● **Your goal**:
Copy exactly the lines from the start of the material through the line with "from matplotlib.lines import Line2D". Pictures stay out of the copy.

● **Supplied material**:
▼

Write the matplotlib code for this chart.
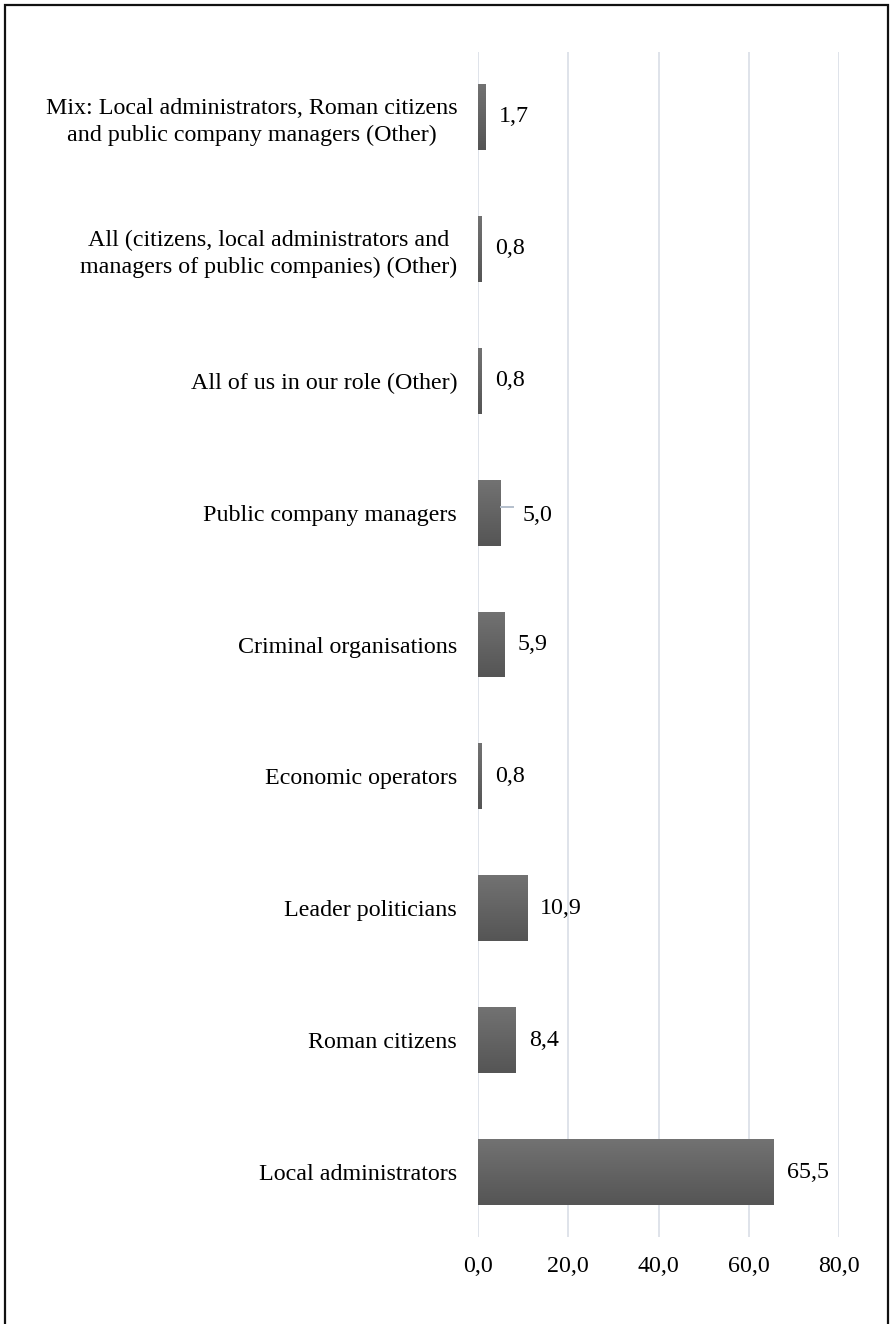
import numpy as np
import matplotlib
matplotlib.use("Agg")
import matplotlib.pyplot as plt
from matplotlib.ticker import FuncFormatter, FixedLocator
from matplotlib.patches import Rectangle
from matplotlib.lines import Line2D

# categories from bottom to top
categories = [
    "Local administrators",
    "Roman citizens",
    "Leader politicians",
    "Economic operators",
    "Criminal organisations",
    "Public company managers",
    "All of us in our role (Other)",
    "All (citizens, local administrators and\nmanagers of public companies) (Other)",
    "Mix: Local administrators, Roman citizens\nand public company managers (Other)",
]
values = [65.5, 8.4, 10.9, 0.8, 5.9, 5.0, 0.8, 0.8, 1.7]
xticks = [0, 20, 40, 60, 80]

plt.rcParams['font.family'] = ['Liberation Serif', 'DejaVu Serif']
plt.rcParams['font.size'] = 17.3

fig = plt.figure(figsize=(8.9, 13.24), dpi=100)
ax = fig.add_axes([478 / 890, 1 - 1237 / 1324, (839 - 478) / 890, (1237 - 52) / 1324])

y = np.arange(len(categories))
bar_h = 0.5
bars = ax.barh(y, values, height=bar_h, color="#606060", zorder=3)

# vertical gradient on each bar, lighter on top
grad = np.linspace(0, 1, 64).reshape(-1, 1)
cmap = matplotlib.colors.LinearSegmentedColormap.from_list("g", ["#555555", "#727272"])
for b in bars:
    x0, y0 = b.get_x(), b.get_y()
    w, h = b.get_width(), b.get_height()
    im = ax.imshow(grad, cmap=cmap, aspect="auto", origin="lower",
                   extent=[x0, x0 + w, y0, y0 + h], zorder=4)
    im.set_clip_path(b)

ax.set_xlim(0, 80)
ax.set_ylim(-0.49, len(categories) - 0.51)

ax.xaxis.set_major_locator(FixedLocator(xticks))
ax.xaxis.set_major_formatter(FuncFormatter(lambda v, p: f"{v:.1f}".replace(".", ",")))
ax.set_yticks(y)
ax.set_yticklabels(categories, multialignment="center", linespacing=1.35)
ax.tick_params(axis="x", length=0, pad=14)
ax.tick_params(axis="y", length=0, pad=15)
ax.grid(axis="x", color="#dfe3ea", linewidth=1.4, zorder=0)
for s in ax.spines.values():
    s.set_visible(False)

# value labels
for yi, v in zip(y, values):
    txt = f"{v:.1f}".replace(".", ",")
    if v == 5.0:
        ax.add_line(Line2D([v + 0.2, v + 2.8], [yi + 0.04, yi + 0.04],
                           color="#b4bfcc", linewidth=1.4, zorder=5))
        ax.text(v + 4.8, yi - 0.02, txt, va="center", ha="left", zorder=5)
    else:
        ax.text(v + 2.9, yi, txt, va="center", ha="left", zorder=5)

# outer frame
fig.add_artist(Rectangle((4.5 / 890, -0.01), (888 - 4.5) / 890, 1 - 5 / 1324 + 0.01,
                         transform=fig.transFigure, fill=False,
                         edgecolor="#111111", linewidth=1.6))

fig.savefig("out.png", dpi=100)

▲

● **Written solution**:
Write the matplotlib code for this chart.
import numpy as np
import matplotlib
matplotlib.use("Agg")
import matplotlib.pyplot as plt
from matplotlib.ticker import FuncFormatter, FixedLocator
from matplotlib.patches import Rectangle
from matplotlib.lines import Line2D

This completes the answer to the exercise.